Take One

Volume 2000, Number 1

Edition: 6/19/2000

Glasser's Laws 2000

by SCRVPLVS, revised 6/19/2000

  conventional wisdom Glasser's Law
The Law of Motivation I behave (act, think, feel, function bodily) as I do in response to what happens to me. Situations and other people are in control of me. I cannot help being depressed about this.

Example: my job is depressing me and giving me an ulcer.

I behave as I do by choice. Situations and other people provide information I use to make choices. I decide what to think and do, and can thereby even change what I feel and how my body functions.

Example: I will stop depressing and ulcerating by choosing to change jobs.

The Law of Communication I can make other people do what I want them to do even if they do not want to do it. It is my right, even my moral obligation, to criticize, ridicule, threaten, or punish those who don't do what I tell them to do or to reward them if it will get them to do what I want.

Example: if you do not have sex with me I will get drunk.

The only person whose behavior I can control is me. Mmanipulating other people isolate me by driving them away. The relationship takes precedence over always being right. I can ask myself: if I say or do this right now, will it bring us closer together or will we end up further apart? I can bring others closer by sharing my reality with them.

Example: when you do not have sex with me I feel unattractive and sad.

The Law of Joy I should sacrifice for others what is important to me. Those who I love will love me and respect me for making this sacrifice for them.

Example: it is important to give up my friends and hobbies if they interfere with my responsibility as breadwinner.

I am driven by five genetic needs: survival, love and belonging, power, freedom, and fun. Only I can decide when they are satisfied. The most joy I ever experience is when I am able to satisfy them. My needs have to be satisfied, or I will resent myself and those around me.

Example: I will make some time for freedom and fun with my friends and hobbies.

The Law of Helping I am responsible for meeting the needs of my family and friends. If they are unhappy, I am to blame. When there is distance between us, it is because I have failed to meet their needs.

Example: my child acts out because I did not provide enough discipline.

I can help others, but I can never satisfy anyone else's needs. To get along better than I do now with another person, I can learn what is important in that person's reality and then try to support it.

Example: I will find out what my child's needs are and help satisfy them.

The Law of the Present My relationship problems arise from a painful past. Hence, to solve them, I must revisit and analyze the past in order to free myself from it. Only then can I feel and act differently now.

Example: My family disintegrated when I was 7. I need to recall and analyze those painful memories to save my own marriage.

All long-lasting psychological problems are relationship problems. The problem relationship is part of my present life. What happened in the past has a great deal to do with what I am today, but revisiting this painful past can contribute little or nothing to what I need to do now: improve an important, present relationship.

Example: I will make my marriage work by expressing my reality to her, meeting my needs, and helping my wife to meet her needs.

I have called these Glasser's Laws to honor Dr. William Glasser.
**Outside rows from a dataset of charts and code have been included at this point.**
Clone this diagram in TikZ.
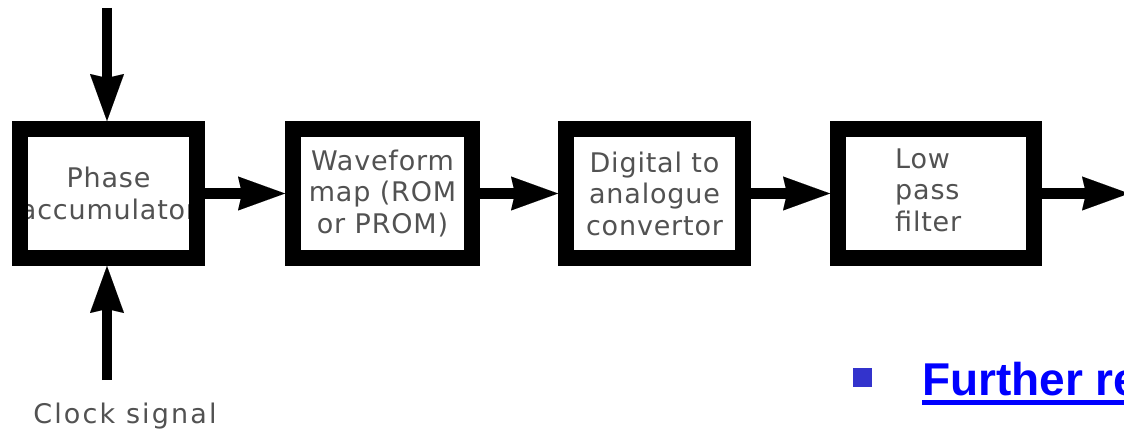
\documentclass[tikz,border=0pt]{standalone}
\usepackage{fontspec}
\setmainfont{DejaVu Sans}[LetterSpace=3]
\newfontfamily\linkfont{Liberation Sans}
\usetikzlibrary{arrows.meta}
\definecolor{txtgray}{gray}{0.32}
\definecolor{linkblue}{RGB}{0,0,255}
\definecolor{bulletblue}{RGB}{51,51,204}
\begin{document}
\begin{tikzpicture}[x=1pt,y=-1pt,
  blockbox/.style={draw=black, line width=16pt, outer sep=8pt, minimum height=129pt,
    inner sep=0pt, align=center, text=txtgray, font=\fontsize{27}{31.5}\selectfont},
  conn/.style={line width=10.5pt,
    -{Stealth[length=47pt,width=34pt,inset=4pt,line width=0.01pt]}},
  lbl/.style={text=txtgray, inner sep=0pt, font=\fontsize{27}{31.5}\selectfont}]
\clip (0,0) rectangle (1124,430);
\fill[white] (0,0) rectangle (1124,430);
\node[blockbox, minimum width=177pt] (acc) at (108.5,193.5) {Phase\\accumulator};
\node[blockbox, minimum width=179pt] (rom) at (382.5,193.5) {Waveform\\map (ROM\\or PROM)};
\node[blockbox, minimum width=177pt] (dac) at (654.5,193.5) {Digital to\\analogue\\convertor};
\node[blockbox, minimum width=196pt] (lpf) at (936,193.5) {};
\node[lbl, align=left, anchor=west] (lpft) at (895,190) {Low\\pass\\filter};
% border of the first box over its overflowing text
\draw[line width=16pt] ([xshift=8pt,yshift=-8pt]acc.north west) rectangle ([xshift=-8pt,yshift=8pt]acc.south east);
\coordinate (tin) at (107,8);
\coordinate (cin) at (107,380);
\coordinate (out) at (1129,193.5);
\node[lbl, anchor=base, font=\fontsize{27}{31}\selectfont\addfontfeature{LetterSpace=8}] (clk) at (125,423) {Clock signal};
\draw[conn] (tin) -- (acc.north -| tin);
\draw[conn] (cin) -- (acc.south -| cin);
\draw[conn] (acc) -- (rom);
\draw[conn] (rom) -- (dac);
\draw[conn] (dac) -- (lpf);
\draw[conn] (lpf) -- (out);
\node[fill=bulletblue, minimum size=19pt, inner sep=0pt] (bul) at (862.5,377) {};
\node[anchor=base west, inner sep=0pt, text=linkblue,
  font=\linkfont\bfseries\fontsize{46}{50}\selectfont] (fr) at (922,395) {Further re};
\fill[linkblue] (922,400) rectangle (1124,405);
\end{tikzpicture}
\end{document}
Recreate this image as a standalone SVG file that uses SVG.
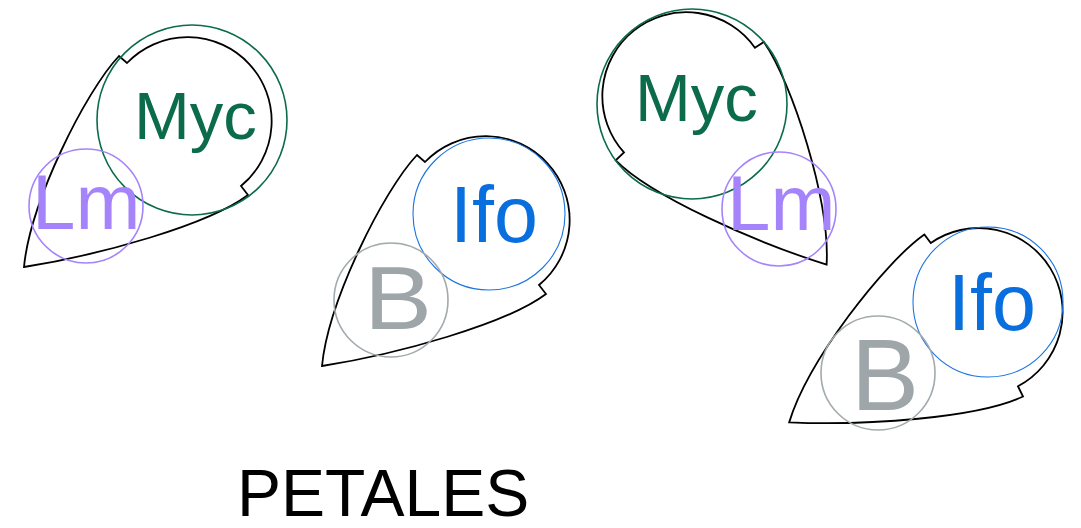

They are extracted and adapted from his publications, especially Choice Theory: a new psychology of personal freedom (New York, NY: HarperCollins Publishers, 1998). I call them "Glasser's Laws 2000" because they reflect my current understanding, and I admit the likelihood that I will need to refine them as my understanding grows.

Once I believed right and wrong could be captured in a Book. I tried to think and do what the Book said was right. Then I believed right and wrong were determined by the amount of pleasure or pain resulting from a decision. I tried to think and do what seemed to make others happy. Now I believe right and wrong are another way of saying that my choices ennoble or diminish me. I try to think and do what will, by my own reckoning, transform me into a nobler person. And I believe that is the true message of the Book after all.